I recently had the pleasure of reviewing an excellent paper that used actual data (DATA!) to argue that source code needs to be part of the review process. (When it is published I will post again about it; for now, the process of secret handshakes in smoke-filled back rooms must run its course. I don't mind blogging about it now because, as is my custom, I signed my review.) More about the paper later.
In the paper, the authors argue that Image Processing On Line (IPOL) represents one possible future, because:
Each article contains a text describing an algorithm and source code, with an online demonstration facility and an archive of online experiments. The text and source code are peer-reviewed and the demonstration is controlled. IPOL follows the Open Access and Reproducible Research models.
But what about the Insight Journal? They've been doing this successfully since 2006, and as far as I can tell, no one has paid any attention to them!? And I don't entirely understand why.
I was introduced to the Insight Journal by Alex Gouaillard, a French software developer that I met at Caltech. He was one of the few straight up industry-quality software developers that I knew as a grad student and postdoc, and a great inspiration and colleague.
As part of the project, Alex was writing an image analysis toolkit, and had settled on VTK and ITK for the underlying libraries. These libraries are part of a larger software effort by Kitware, perhaps best known among software geeks for the CMake system that I think KDE still uses CMake. CMake doesn't quite fit my brain, although I've used it for a few cross-platform projects (before basically giving up on Windows ;), but it is an impressive piece of work; VTK and ITK are, in my opinion, two of the most awesome pieces of software ever built by and for academics with NIH sponsorship. (I'd love to hear contrasting opinions, though.)
I met the Kitware folk out at a VTK/ITK conference in Utah, and was struck by their professionalism. This was just when I was getting into testing, and I was, ahem, overwhelmed by their dedication to automated tests; at our first meeting, they seemed to feel that it was necessary to sit me down and explain just how important this was to software development, despite my demurrals that I got it, I really did. An interesting experience.
Part of what came up at that meeting was the Insight Journal, which is a venue for publishing VTK and ITK code, among other things. The key point is this, from their FAQ:
Q: Does my IJ submission have to include open-source code and data?
A: Yes, your submissions must include all the material required to verify the reproducibility of the content of your article. This includes source code, input data, output data, tests and parameters used to run the tests. The goal of the Insight Journal is to restore the honest practice of the scientific method, which is based on the verification of reproducibility by independent individuals. Your article must include all the resources that you used to arrive to the conclusions of your article, and they should be provided in a form that is suitable to be used by others.
F*** yeah, that's right!
Back to the Journal
It's clear that the Insight Journal has been practicing (and preaching) the same stuff that I and others have been preaching also. But I never see them come up in these discussions online, nor are they cited appropriately. Why is that??
I have a few guesses --
No one knows about them, because they've kept to themselves within the image processing community. Respect <fist bump>.

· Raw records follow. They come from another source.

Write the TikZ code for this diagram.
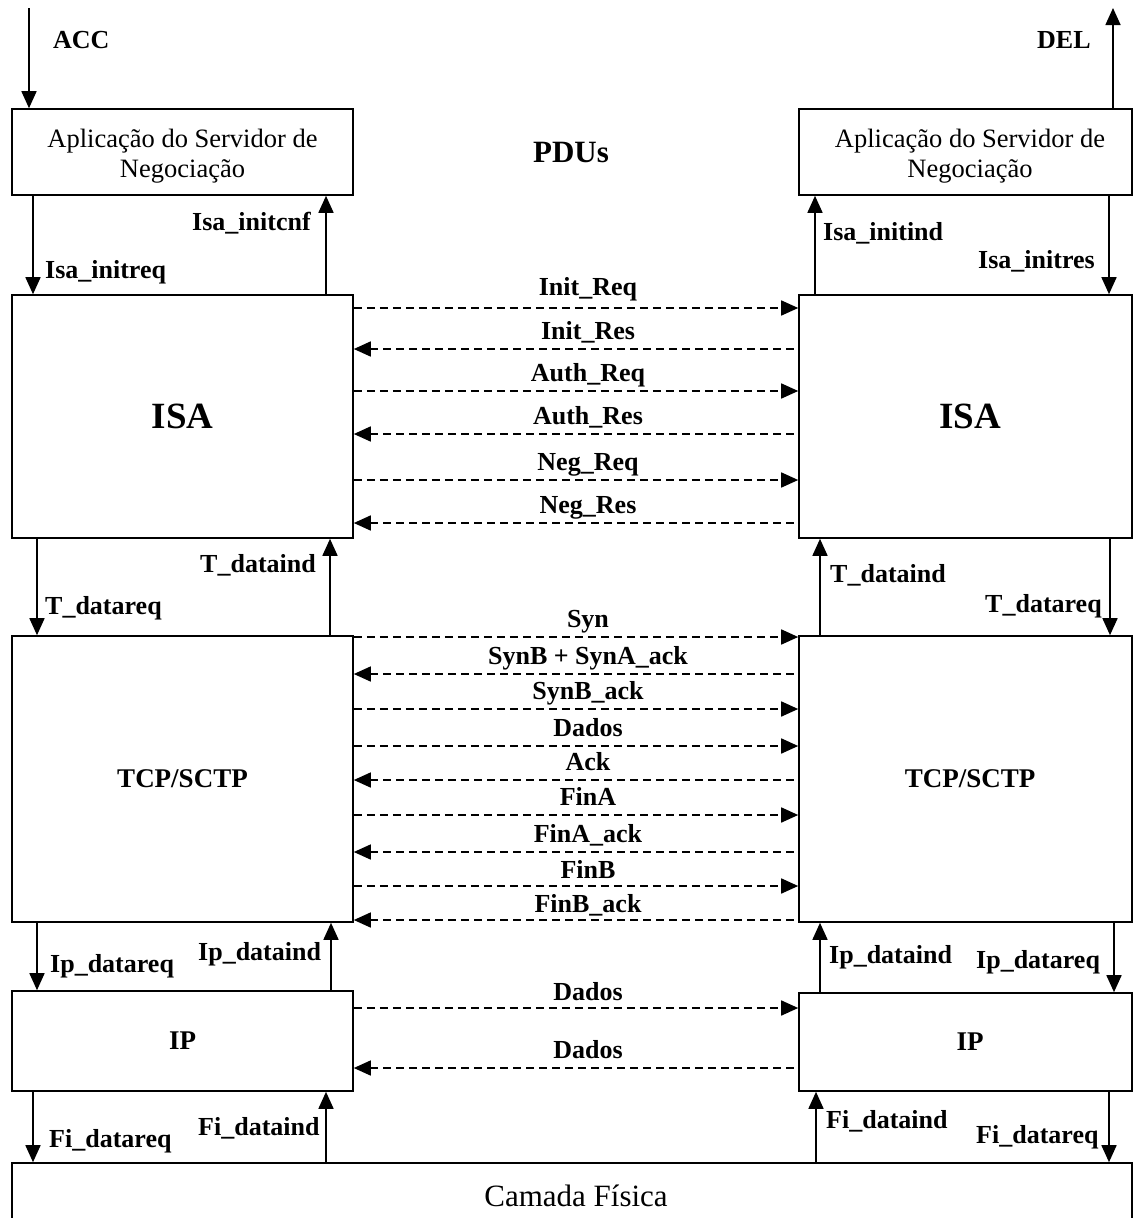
\documentclass[tikz,border=0pt]{standalone}
\usepackage{fontspec}
\setmainfont{Liberation Serif}
\usetikzlibrary{arrows.meta}

\begin{document}
\begin{tikzpicture}[x=1pt,y=-1pt,
  box/.style={draw, line width=1.6pt, inner sep=0pt},
  apptext/.style={font=\fontsize{26.5}{30}\selectfont, align=center, inner sep=0pt},
  bigtext/.style={font=\fontsize{37}{40}\selectfont\bfseries, inner sep=0pt},
  midtext/.style={font=\fontsize{27}{30}\selectfont\bfseries, inner sep=0pt},
  tip/.style={-{Triangle[length=17pt,width=15pt]}},
  arr/.style={line width=1.6pt, tip},
  toR/.style={line width=1.6pt, dash pattern=on 8pt off 5pt, -{Triangle[length=17pt,width=15pt]}},
  toL/.style={line width=1.6pt, dash pattern=on 8pt off 5pt, {Triangle[length=17pt,width=15pt]}-},
  lbl/.style={font=\fontsize{26}{30}\selectfont\bfseries, inner sep=0pt, anchor=base west},
  msg/.style={font=\fontsize{26}{30}\selectfont\bfseries, inner sep=0pt, pos=0.527, anchor=base, yshift=10pt}
]
\useasboundingbox (0,0) rectangle (1134,1218);

% protocol stacks, left and right
\node[box, minimum width=341pt, minimum height=86pt,
      label={[apptext, yshift=-4pt]center:Aplicação do Servidor de\\Negociação}] (appL) at (182.5,152) {};
\node[box, minimum width=333pt, minimum height=86pt,
      label={[apptext, xshift=4.5pt, yshift=-4pt]center:Aplicação do Servidor de\\Negociação}] (appR) at (965.5,152) {};
\node[box, minimum width=341pt, minimum height=243pt,
      label={[bigtext]center:ISA}] (isaL) at (182.5,416.5) {};
\node[box, minimum width=333pt, minimum height=243pt,
      label={[bigtext, xshift=4.5pt]center:ISA}] (isaR) at (965.5,416.5) {};
\node[box, minimum width=341pt, minimum height=286pt,
      label={[midtext]center:TCP/SCTP}] (tcpL) at (182.5,779) {};
\node[box, minimum width=333pt, minimum height=286pt,
      label={[midtext, xshift=4.5pt]center:TCP/SCTP}] (tcpR) at (965.5,779) {};
\node[box, minimum width=341pt, minimum height=100pt,
      label={[midtext]center:IP}] (ipL) at (182.5,1041) {};
\node[box, minimum width=333pt, minimum height=98pt,
      label={[midtext, xshift=4.5pt]center:IP}] (ipR) at (965.5,1042) {};
\node[box, minimum width=1120pt, minimum height=67pt,
      label={[font=\fontsize{31}{34}\selectfont, inner sep=0pt, xshift=4pt, yshift=1pt]center:Camada Física}] (phys) at (572,1196.5) {};

\node[font=\fontsize{31}{34}\selectfont\bfseries, inner sep=0pt] (pdus) at (571,152) {PDUs};

% service primitives, left side
\coordinate (accIn) at (29,8);
\draw[arr] (accIn) -- (appL.north -| 29,0);
\draw[arr] (appL.south -| 33,0) -- (isaL.north -| 33,0);
\draw[arr] (isaL.north -| 326,0) -- (appL.south -| 326,0);
\draw[arr] (isaL.south -| 37,0) -- (tcpL.north -| 37,0);
\draw[arr] (tcpL.north -| 330,0) -- (isaL.south -| 330,0);
\draw[arr] (tcpL.south -| 37,0) -- (ipL.north -| 37,0);
\draw[arr] (ipL.north -| 331,0) -- (tcpL.south -| 331,0);
\draw[arr] (ipL.south -| 33,0) -- (phys.north -| 33,0);
\draw[arr] (phys.north -| 326,0) -- (ipL.south -| 326,0);

\node[lbl] (accL) at (53,48) {ACC};
\node[lbl] at (192,230) {Isa\_initcnf};
\node[lbl] at (45,278) {Isa\_initreq};
\node[lbl] at (200,572) {T\_dataind};
\node[lbl] at (45,614) {T\_datareq};
\node[lbl] at (198,960) {Ip\_dataind};
\node[lbl] at (50,972) {Ip\_datareq};
\node[lbl] at (198,1135) {Fi\_dataind};
\node[lbl] at (49,1147) {Fi\_datareq};

% service primitives, right side
\coordinate (delOut) at (1113,8);
\draw[arr] (appR.north -| 1113,0) -- (delOut);
\draw[arr] (isaR.north -| 815,0) -- (appR.south -| 815,0);
\draw[arr] (appR.south -| 1109,0) -- (isaR.north -| 1109,0);
\draw[arr] (tcpR.north -| 820,0) -- (isaR.south -| 820,0);
\draw[arr] (isaR.south -| 1110,0) -- (tcpR.north -| 1110,0);
\draw[arr] (ipR.north -| 820,0) -- (tcpR.south -| 820,0);
\draw[arr] (tcpR.south -| 1114,0) -- (ipR.north -| 1114,0);
\draw[arr] (phys.north -| 816,0) -- (ipR.south -| 816,0);
\draw[arr] (ipR.south -| 1109,0) -- (phys.north -| 1109,0);

\node[lbl] (delL) at (1037,48) {DEL};
\node[lbl] at (823,240) {Isa\_initind};
\node[lbl] at (978,268) {Isa\_initres};
\node[lbl] at (830,582) {T\_dataind};
\node[lbl] at (985,612) {T\_datareq};
\node[lbl] at (829,963) {Ip\_dataind};
\node[lbl] at (976,968) {Ip\_datareq};
\node[lbl] at (826,1128) {Fi\_dataind};
\node[lbl] at (976,1143) {Fi\_datareq};

% ISA PDUs
\draw[toR] (isaL.east |- 0,308) -- (isaR.west |- 0,308) node[msg, yshift=3pt] {Init\_Req};
\draw[toL] (isaL.east |- 0,349) -- (isaR.west |- 0,349) node[msg] {Init\_Res};
\draw[toR] (isaL.east |- 0,391) -- (isaR.west |- 0,391) node[msg] {Auth\_Req};
\draw[toL] (isaL.east |- 0,434) -- (isaR.west |- 0,434) node[msg] {Auth\_Res};
\draw[toR] (isaL.east |- 0,480) -- (isaR.west |- 0,480) node[msg] {Neg\_Req};
\draw[toL] (isaL.east |- 0,523) -- (isaR.west |- 0,523) node[msg] {Neg\_Res};

% TCP/SCTP segments
\draw[toR] (tcpL.east |- 0,637) -- (tcpR.west |- 0,637) node[msg] {Syn};
\draw[toL] (tcpL.east |- 0,674) -- (tcpR.west |- 0,674) node[msg] {SynB + SynA\_ack};
\draw[toR] (tcpL.east |- 0,709) -- (tcpR.west |- 0,709) node[msg] {SynB\_ack};
\draw[toR] (tcpL.east |- 0,746) -- (tcpR.west |- 0,746) node[msg] {Dados};
\draw[toL] (tcpL.east |- 0,780) -- (tcpR.west |- 0,780) node[msg] {Ack};
\draw[toR] (tcpL.east |- 0,815) -- (tcpR.west |- 0,815) node[msg] {FinA};
\draw[toL] (tcpL.east |- 0,852) -- (tcpR.west |- 0,852) node[msg] {FinA\_ack};
\draw[toR] (tcpL.east |- 0,886) -- (tcpR.west |- 0,886) node[msg, yshift=-2pt] {FinB};
\draw[toL] (tcpL.east |- 0,920) -- (tcpR.west |- 0,920) node[msg, yshift=-2pt] {FinB\_ack};

% IP datagrams
\draw[toR] (ipL.east |- 0,1008) -- (ipR.west |- 0,1008) node[msg, yshift=-2pt] {Dados};
\draw[toL] (ipL.east |- 0,1068) -- (ipR.west |- 0,1068) node[msg] {Dados};
\end{tikzpicture}
\end{document}
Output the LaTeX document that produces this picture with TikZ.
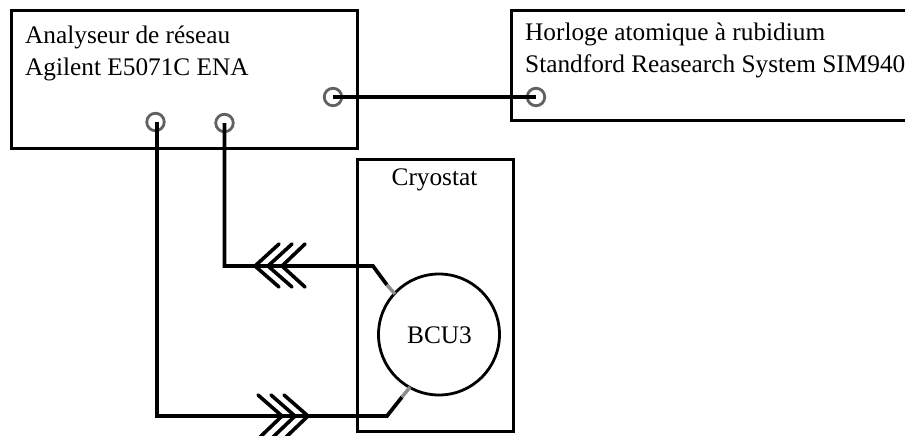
\documentclass[tikz,border=0pt]{standalone}
\usepackage{fontspec}
\setmainfont{Liberation Serif}
\begin{document}
\begin{tikzpicture}[x=1pt,y=-1pt,
  boxline/.style={draw=black,line width=3pt},
  port/.style={circle,draw=black!62,line width=2.8pt,minimum size=17.5pt,inner sep=0pt},
  wire/.style={draw=black,line width=3.7pt,line join=miter},
  tail/.style={draw=black!45,line width=3.5pt},
  feather/.style={draw=black,line width=3.6pt,line cap=round,line join=miter},
  lbl/.style={font=\fontsize{25.3pt}{32pt}\selectfont,inner sep=0pt,anchor=base west,align=left}]
\useasboundingbox (0,0) rectangle (905,436);
\path[boxline] (11,11) rectangle (357,148);
\path[boxline] (511,11) rectangle (910,120);
\path[boxline] (357,159) rectangle (513,431);
\node[lbl] (ana) at (25,44) {Analyseur de réseau};
\node[lbl] (agi) at (25,76) {Agilent E5071C ENA};
\node[lbl] (hor) at (525,41) {Horloge atomique à rubidium};
\node[lbl] (sta) at (525,73) {Standford Reasearch System SIM940};
\node[lbl,anchor=base] (cry) at (434.5,185) {Cryostat};
\node[circle,draw=black,line width=2.8pt,minimum size=121pt,inner sep=0pt] (bcu) at (439,334.5) {};
\node[lbl,anchor=base] (bcutxt) at (439.5,343) {BCU3};
\node[port] (p1) at (155.5,122) {};
\node[port] (p2) at (224.5,123) {};
\node[port] (p3) at (333,97) {};
\node[port] (p4) at (536,97) {};
\coordinate (p1in) at (157,122);
\coordinate (a1) at (157,416);
\coordinate (a2) at (387,416);
\coordinate (a3) at (402,397);
\coordinate (a4) at (410,387);
\coordinate (b1) at (224.5,266);
\coordinate (b2) at (373,266);
\coordinate (b3) at (387,285);
\coordinate (b4) at (395,294);
\path[wire] (p3.center) -- (p4.center);
\path[wire] (p1in) -- (a1) -- (a2) -- (a3);
\path[tail] (a3) -- (a4);
\path[wire] (p2.center) -- (b1) -- (b2) -- (b3);
\path[tail] (b3) -- (b4);
% chevrons on the lower line
\path[feather] (284,395) -- (308,416) -- (284,439);
\path[feather] (271,395) -- (295,416) -- (271,439);
\path[feather] (258,395) -- (282,416) -- (258,439);
% chevrons on the upper line
\path[feather] (279,244) -- (255,266) -- (279,287);
\path[feather] (292,244) -- (268,266) -- (292,287);
\path[feather] (305,244) -- (282,266) -- (305,287);
\end{tikzpicture}
\end{document}
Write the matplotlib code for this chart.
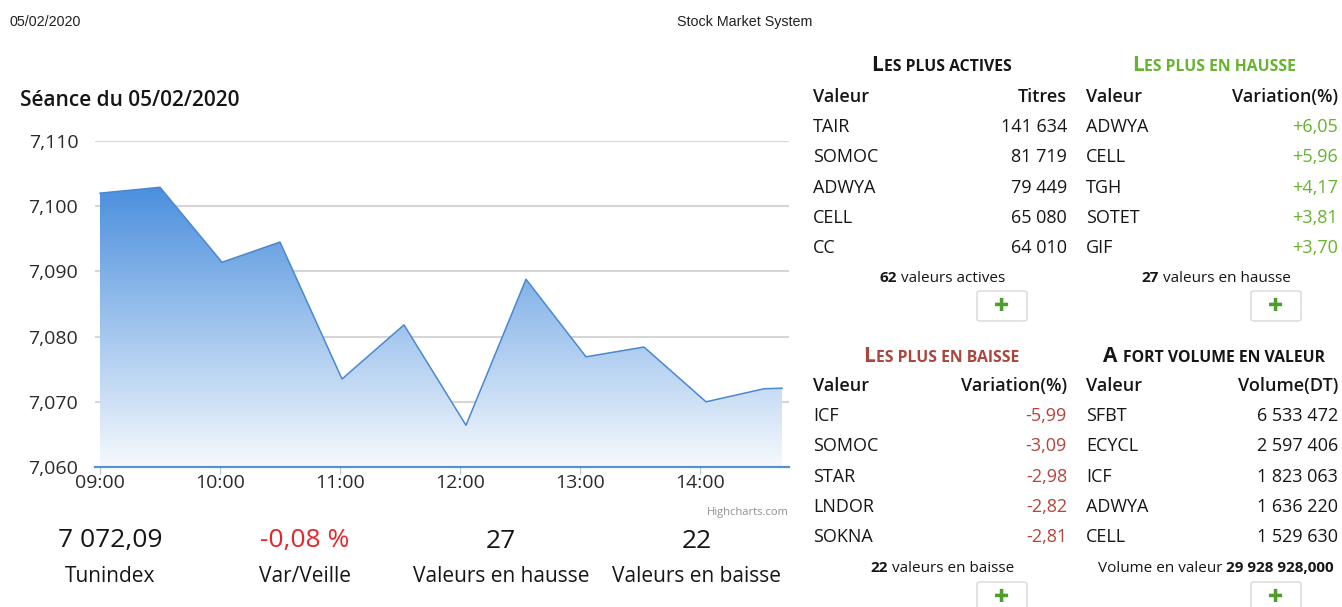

They're viewed as too niche (same as #1, but imposed by others).
The journal isn't indexed (?) and/or doesn't have an Impact Factor, so lots of people don't see a point in contribution to it. (The somewhat arbitrary rules around getting an IF doomed Open Research Computation.)
The journal is just too "weird" -- see the FAQ for some examples, like:
Q: What if people don't like my submission, can I withdraw it?
A: Even better than withdrawing your submission - you can improve it! We welcome revisions at any time. Your submission is a dynamic thing - if it goes well, you can add more details. If people don't "get it", you can clarify the important points. Just follow the handle address to your paper, press edit, and upload the improved version of your paper. Please, however, do not delete the old version. People can learn from the steps you took to reach that now highly regarded new version...
This ain't your granny's journal...
Basically, this seems like a journal that is doing a lot of things "right", and I'd love to know why it hasn't received more visibility. It's up to 500 publications as of last year, note, so it's clearly not unsuccessful.
If it's not working out, or not doing something right, I'd love to hear about it.
If it is working out and we're just not noticing it, well, you've been served.
If it is working out and "we" are ignoring it for some reason, I'd love to hear about it (and also please define "we" :).